■ **What is expected**: Give back exactly the lines from the beginning of the listing below to the line holding "const yStep = 5;", both ends included; the pictures stay out.

■ **Information supplied**:
*-*-*
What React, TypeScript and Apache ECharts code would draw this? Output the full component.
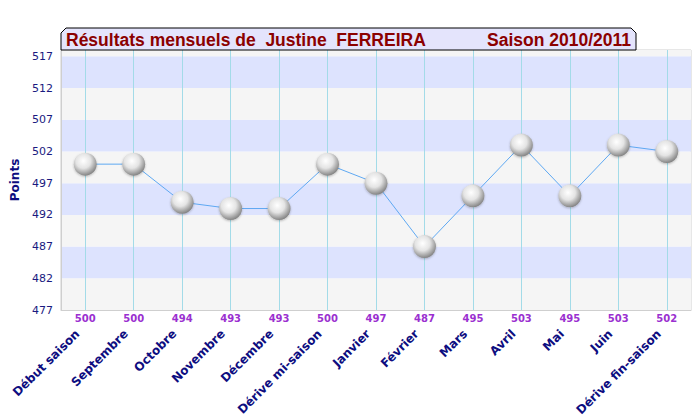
import React, { useEffect, useRef } from "react";
import * as echarts from "echarts";

const categories = [
  "Début saison", "Septembre", "Octobre", "Novembre", "Décembre", "Dérive mi-saison",
  "Janvier", "Février", "Mars", "Avril", "Mai", "Juin", "Dérive fin-saison",
];
const points = [500, 500, 494, 493, 493, 500, 497, 487, 495, 503, 495, 503, 502];
const titleLeft = "Résultats mensuels de  Justine  FERREIRA";
const titleRight = "Saison 2010/2011";
const yAxisName = "Points";
const yMin = 477;
const yMax = 518;
const yStep = 5;

export default function App() {
  const ref = useRef<HTMLDivElement>(null);
  useEffect(() => {
    document.body.style.margin = "0";
    const chart = echarts.init(ref.current!, null, { renderer: "svg" });
    const sphere = {
      type: "radial",
      x: 0.42,
      y: 0.36,
      r: 0.64,
      colorStops: [
        { offset: 0, color: "#ffffff" },
        { offset: 0.5, color: "#e4e4e4" },
        { offset: 1, color: "#858585" },
      ],
    };
    const catFont = {
      color: "#0d0d80",
      fontFamily: "'DejaVu Sans', Verdana, sans-serif",
      fontWeight: "bold",
      fontSize: 12,
    };
    chart.setOption({
      animation: false,
      grid: {
        left: 61,
        right: 9,
        top: 50,
        bottom: 110,
        show: true,
        borderColor: "#cfcfcf",
        borderWidth: 1,
        backgroundColor: "transparent",
      },
      graphic: [
        {
          type: "polygon",
          z: 100,
          shape: {
            points: [[61, 50], [61, 33], [66, 28], [631, 28], [636, 33], [636, 50]],
          },
          style: { fill: "#e4e4fc", stroke: "#000000", lineWidth: 1 },
        },
        {
          type: "text",
          z: 101,
          x: 66,
          y: 40,
          style: {
            text: titleLeft,
            fill: "#8b0000",
            font: "bold 17.5px 'Liberation Sans', Arial, sans-serif",
            verticalAlign: "middle",
          },
        },
        {
          type: "text",
          z: 101,
          x: 631,
          y: 40,
          style: {
            text: titleRight,
            fill: "#8b0000",
            font: "bold 17.5px 'Liberation Sans', Arial, sans-serif",
            align: "right",
            verticalAlign: "middle",
          },
        },
      ],
      xAxis: [
        {
          type: "category",
          data: categories,
          boundaryGap: true,
          position: "bottom",
          axisLine: { show: true, lineStyle: { color: "#cfcfcf" } },
          axisTick: { show: false },
          splitLine: { show: false },
          axisLabel: {
            interval: 0,
            rotate: 45,
            margin: 14,
            ...catFont,
            formatter: (v: string) => `{a|${v}}`,
            rich: { a: { ...catFont, padding: [0, 11, 0, 0] } },
          },
        },
        {
          type: "category",
          data: points.map((v) => String(v)),
          boundaryGap: true,
          position: "bottom",
          offset: 0,
          axisLine: { show: false },
          axisTick: { show: false },
          splitLine: { show: false },
          axisLabel: {
            interval: 0,
            margin: 3,
            color: "#9b30d0",
            fontFamily: "'DejaVu Sans', Verdana, sans-serif",
            fontWeight: "bold",
            fontSize: 10,
          },
        },
      ],
      yAxis: {
        type: "value",
        min: yMin,
        max: yMax,
        interval: yStep,
        name: yAxisName,
        nameLocation: "middle",
        nameGap: 40,
        nameTextStyle: {
          color: "#0d0d80",
          fontFamily: "'DejaVu Sans', Verdana, sans-serif",
          fontWeight: "bold",
          fontSize: 12,
        },
        axisLine: { show: true, lineStyle: { color: "#cfcfcf" } },
        axisTick: { show: false },
        axisLabel: {
          showMaxLabel: false,
          margin: 8,
          color: "#1a1a80",
          fontFamily: "'DejaVu Sans', Verdana, sans-serif",
          fontSize: 11,
        },
        splitLine: { show: false },
        splitArea: { show: true, areaStyle: { color: ["#f5f5f5", "#dde3fe"] } },
      },
      series: [
        {
          type: "line",
          data: points,
          xAxisIndex: 0,
          yAxisIndex: 0,
          symbol: "circle",
          symbolSize: 23,
          lineStyle: { color: "#5ea8f2", width: 1 },
          itemStyle: {
            color: sphere,
            borderWidth: 0,
            shadowColor: "rgba(0,0,0,0.25)",
            shadowBlur: 2,
            shadowOffsetY: 1,
          },
          label: { show: false },
          markLine: {
            silent: true,
            z: 1,
            symbol: "none",
            label: { show: false },
            lineStyle: { color: "#a3dbe8", width: 1, type: "solid" },
            data: categories.map((c) => ({ xAxis: c })),
          },
        },
      ],
    });
    return () => chart.dispose();
  }, []);
  return <div ref={ref} style={{ width: 700, height: 420 }} />;
}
*-*-*
■ **Complete response**:
What React, TypeScript and Apache ECharts code would draw this? Output the full component.
import React, { useEffect, useRef } from "react";
import * as echarts from "echarts";

const categories = [
  "Début saison", "Septembre", "Octobre", "Novembre", "Décembre", "Dérive mi-saison",
  "Janvier", "Février", "Mars", "Avril", "Mai", "Juin", "Dérive fin-saison",
];
const points = [500, 500, 494, 493, 493, 500, 497, 487, 495, 503, 495, 503, 502];
const titleLeft = "Résultats mensuels de  Justine  FERREIRA";
const titleRight = "Saison 2010/2011";
const yAxisName = "Points";
const yMin = 477;
const yMax = 518;
const yStep = 5;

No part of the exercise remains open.